I do realize that families, in today's economy, are "bunking" up together to save money and this "bunking" up together is drawing them closer and children are able to spend more time with elderly relatives, if they are living in the home. If this is the case children can also see how to take care and / or participate in the care of an elderly relative. Children are inquisitive and it would benefit them to be encouraged to spend time with and talk to elderly (or should I say seasoned) individuals.
Have you ever noticed a young child shy away from an elderly individual? Sure you have. How can we teach our children to gravitate and learn from the elderly?
- Volunteer at assisted living housing and take your child with you. Read to the elderly and allow your child to read to them as well.

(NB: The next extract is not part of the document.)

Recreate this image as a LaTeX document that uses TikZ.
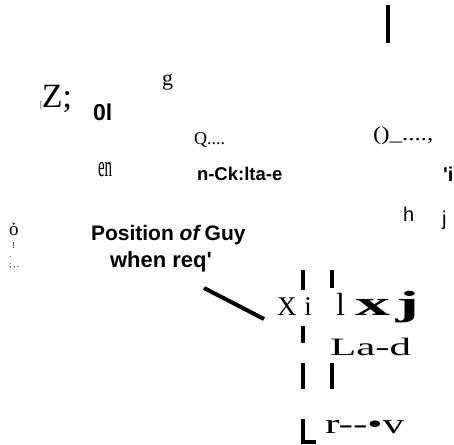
\documentclass[tikz,border=0pt]{standalone}
\usepackage{fontspec}
\setmainfont{Liberation Serif}[Ligatures=TeXOff]
\setsansfont{Liberation Sans}[Ligatures=TeXOff]
\usepackage{graphicx}
\usepackage{tikz}
\usetikzlibrary{positioning}
\tikzset{
  lbl/.style={inner sep=0pt, outer sep=0pt, anchor=base west},
  rmtxt/.style={lbl, font=\rmfamily\fontsize{#1bp}{#1bp}\selectfont},
  rmbold/.style={lbl, font=\rmfamily\bfseries\fontsize{#1bp}{#1bp}\selectfont},
  sftxt/.style={lbl, font=\sffamily\bfseries\fontsize{#1bp}{#1bp}\selectfont},
  sfreg/.style={lbl, font=\sffamily\fontsize{#1bp}{#1bp}\selectfont},
  bar/.style={line width=3.5bp, color=black},
  lead/.style={line width=4bp, color=black}
}

\begin{document}
\begin{tikzpicture}[x=1bp, y=-1bp]
  \useasboundingbox (0,0) rectangle (454,445);

  \node [rmtxt=34] (zed) at (40,108) {{\fontsize{9bp}{9bp}\selectfont|}Z;};
  \node [sftxt=23] (zero) at (93,121) {0l};
  \node [rmtxt=22] (gee) at (162,86) {g};
  \node [rmtxt=18] (cue) at (194,145) {Q....};
  \node [rmtxt=20] (paren) at (373,141) {\scalebox{1.25}[1]{()\_....,}};
  \node [rmtxt=30] (en) at (98,177) {\scalebox{0.5}[1]{en}};
  \node [sftxt=18.5] (neck) at (197,181) {n-Ck:lta-e};
  \node [sftxt=20] (eye) at (443,182) {'i};
  \node [sfreg=20] (aitch) at (403,222) {h};
  \node [sfreg=20] (jay) at (442,226) {j};

  \node [rmtxt=19] (odot) at (9,235) {\.{o}};
  \node [inner sep=0pt, align=left, below right=7bp and 0bp of odot.south west,
         font=\rmfamily\fontsize{9bp}{9.5bp}\selectfont] (dots) {\,\,!\\.\\;\,,\,.};
  \node [sftxt=21] (pos) at (91,240) {Position \textit{of}\,Guy};
  \node [sftxt=22] (when) at (110,267) {when req'};

  \coordinate (leadtop) at (204,288);
  \coordinate (leadend) at (264,319);
  \draw [lead] (leadtop) -- (leadend);

  \node [rmtxt=27] (ex) at (277,315) {X\hspace{8bp}i};
  \node [rmtxt=32] (ell) at (336,315) {l};
  \node [rmbold=35] (exjay) at (355,315) {\scalebox{2}[1]{x\hspace{3bp}j}};
  \node [rmtxt=25] (lad) at (330,355) {\scalebox{1.72}[1]{La-d}};
  \node [rmtxt=28] (arrv) at (325,433) {\scalebox{1.55}[1]{r--•v}};

  \draw [bar] (388,5) -- (388,43);
  \draw [bar] (303,270) -- (303,290);
  \draw [bar] (332,270) -- (332,288);
  \draw [bar] (303,326) -- (303,343);
  \draw [bar] (303,363) -- (303,389);
  \draw [bar] (332,363) -- (332,389);
  \draw [bar] (303,419) -- (303,442) -- (316,442);
\end{tikzpicture}
\end{document}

- Serve meals maybe with Meals On Wheels for individuals who are sick and shut-in and take your child with you.
- There are organizations that provide visiting pets several times a week to assisted living housing. Volunteer with that organization and bring your child with you.
- Encourage your child to become a Pen Pal to an elderly person. Who doesn't like getting letters? I did something out of the ordinary - I wrote my Mom a letter and mailed it to her, and yes she lives with me. Guess what, she wrote me back.
I believe that when children grow up around elderly individuals there will be less of a disconnect between generations. What do I mean by a disconnect?
- Young people (our youth) won't lose interest in an older generation
- The attitude of "some else will take care of the elderly" will be less prevalent and our youth, as they mature, will step up and care for their elderly parents or an elderly relative
- Our youth will gain respect and compassion for the elderly
- Our youth will not shy away from the elderly because of physical differences
- Our youth will realize that someday they will be an elderly individual
Our children should be taught that elderly individuals possess wisdom and knowledge which can assist them live wisely. Our children can learn what mistakes not to make in life by listening to individuals who have been living longer and have experienced what our children will experience. As a child I know that I avoided many mistakes by listening to my elders and I am so glad I listened to them.